Different people talk about electability in different ways - often projecting their own biases into the conversation. My example reveals my preference for a female candidate by saying I don’t think other people would vote for the male candidate regardless of the external validity of that statement.
We can observe differences in voters’ concepts of electability by measuring the similarity of the language they use to talk about electability. I tested several explanatory variables like age, race, gender, education, and urbanity but the variable that showed the biggest differences in voters’ expressions on the topic of electability is ideology. In the chart below, I plot the cosine similarity of descriptions of electability for people of differing political ideologies.

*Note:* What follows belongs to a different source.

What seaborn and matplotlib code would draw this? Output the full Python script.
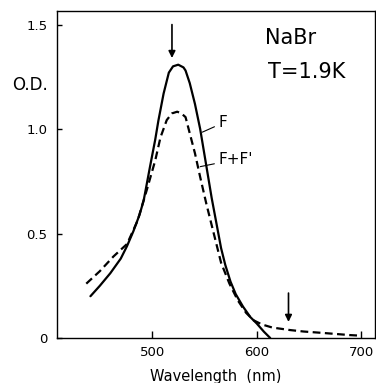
import numpy as np
import matplotlib
matplotlib.use("Agg")
import matplotlib.pyplot as plt
import seaborn as sns
import pandas as pd

# F band only (solid)
wl_f = [441, 450, 460, 470, 476, 482, 488, 492, 498, 503, 506, 511, 516, 520, 525,
        530, 532, 536, 541, 546, 549, 551, 554, 557, 560, 563, 566, 570, 575, 580,
        587, 594, 600, 607, 613]
od_f = [0.20, 0.25, 0.31, 0.38, 0.44, 0.51, 0.59, 0.66, 0.82, 0.95, 1.04, 1.17, 1.27, 1.30, 1.308,
        1.295, 1.28, 1.22, 1.12, 1.00, 0.91, 0.85, 0.76, 0.67, 0.59, 0.51, 0.43, 0.35, 0.27, 0.21,
        0.15, 0.10, 0.07, 0.03, 0.0]

# F + F' (dashed)
wl_ff = [437, 450, 463, 476, 486, 495, 503, 508, 514, 519, 524, 528, 532, 536, 541, 546,
         552, 559, 566, 574, 582, 590, 597, 605, 615, 632, 645, 664, 689, 700]
od_ff = [0.26, 0.32, 0.39, 0.45, 0.56, 0.71, 0.85, 0.96, 1.043, 1.075, 1.083, 1.075, 1.057, 0.98, 0.884, 0.77,
         0.64, 0.50, 0.36, 0.26, 0.18, 0.12, 0.085, 0.065, 0.05, 0.038, 0.031, 0.024, 0.014, 0.011]

x_ticks = [500, 600, 700]
y_ticks = [0, 0.5, 1.0, 1.5]
y_ticklabels = ["0", "0.5", "1.0", "1.5"]

# arrows marking band positions
arrow_wl = [519, 630.5]
arrow_top = [1.50, 0.215]
arrow_bot = [1.34, 0.077]

sns.set_style("ticks")
plt.rcParams['font.family'] = ['DejaVu Sans']
plt.rcParams['text.color'] = 'black'
plt.rcParams['axes.labelcolor'] = 'black'
plt.rcParams['xtick.color'] = 'black'
plt.rcParams['ytick.color'] = 'black'

df_f = pd.DataFrame({"wl": wl_f, "od": od_f})
df_ff = pd.DataFrame({"wl": wl_ff, "od": od_ff})

fig = plt.figure(figsize=(3.76, 3.83), dpi=100)
ax = fig.add_axes([0.1516, 0.1175, 0.845, 0.8538])

sns.lineplot(data=df_f, x="wl", y="od", ax=ax, color="black", lw=1.6,
             estimator=None, sort=False)
sns.lineplot(data=df_ff, x="wl", y="od", ax=ax, color="black", lw=1.6,
             estimator=None, sort=False, linestyle=(0, (3.5, 2)))

ax.set_xlim(409, 713)
ax.set_ylim(0, 1.565)
ax.set_xticks(x_ticks)
ax.set_yticks(y_ticks)
ax.set_yticklabels(y_ticklabels)
ax.tick_params(axis="x", direction="in", length=5, width=1, labelsize=9.5, pad=6)
ax.tick_params(axis="y", direction="in", length=3.5, width=1, labelsize=9.5, pad=7)
for s in ax.spines.values():
    s.set_linewidth(1.0)
    s.set_color("black")

ax.set_xlabel("Wavelength  (nm)", fontsize=10.5, labelpad=7)
ax.set_ylabel("")
ax.text(-0.14, 0.775, "O.D.", transform=ax.transAxes, fontsize=12,
        ha="left", va="center")

for x, y0, y1 in zip(arrow_wl, arrow_top, arrow_bot):
    ax.annotate("", xy=(x, y1), xytext=(x, y0),
                arrowprops=dict(arrowstyle="-|>", color="black", lw=1.2,
                                mutation_scale=10, shrinkA=0, shrinkB=0))

ax.text(0.654, 0.917, "NaBr", transform=ax.transAxes, fontsize=15, ha="left", va="center")
ax.text(0.665, 0.813, "T=1.9K", transform=ax.transAxes, fontsize=15, ha="left", va="center")

# curve labels with leader lines
ax.annotate("F", xy=(548, 0.985), xytext=(564, 1.03), fontsize=11, va="center",
            arrowprops=dict(arrowstyle="-", color="black", lw=0.8, shrinkA=1, shrinkB=0))
ax.annotate("F+F'", xy=(546, 0.82), xytext=(564, 0.855), fontsize=11, va="center",
            arrowprops=dict(arrowstyle="-", color="black", lw=0.8, shrinkA=1, shrinkB=0))

fig.savefig("out.png", dpi=100)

Cosine similarity demonstrates that Liberal and Very Liberal Democratic primary voters describe electability in very similar ways while Conservative and Very Liberal voters use more different language. In other words, a voter’s own, personal, ideology is important to their perception of who the rest of the country may be willing to vote for in the general election.
Conclusion
Text analysis gives researchers the ability to find structures and patterns in the natural ways we talk and write. This example analysis demonstrates the use of cosine similarity in a political research context, but there are other simpler methods too, like word counts and sentiment analysis.
Another topic not covered in this analysis is what people are actually saying when discussing electability. This method finds the fissures in our thought processes but doesn’t explain what goes on either side of the divide. Methods like word counts and topic modeling can help illuminate what people are talking about.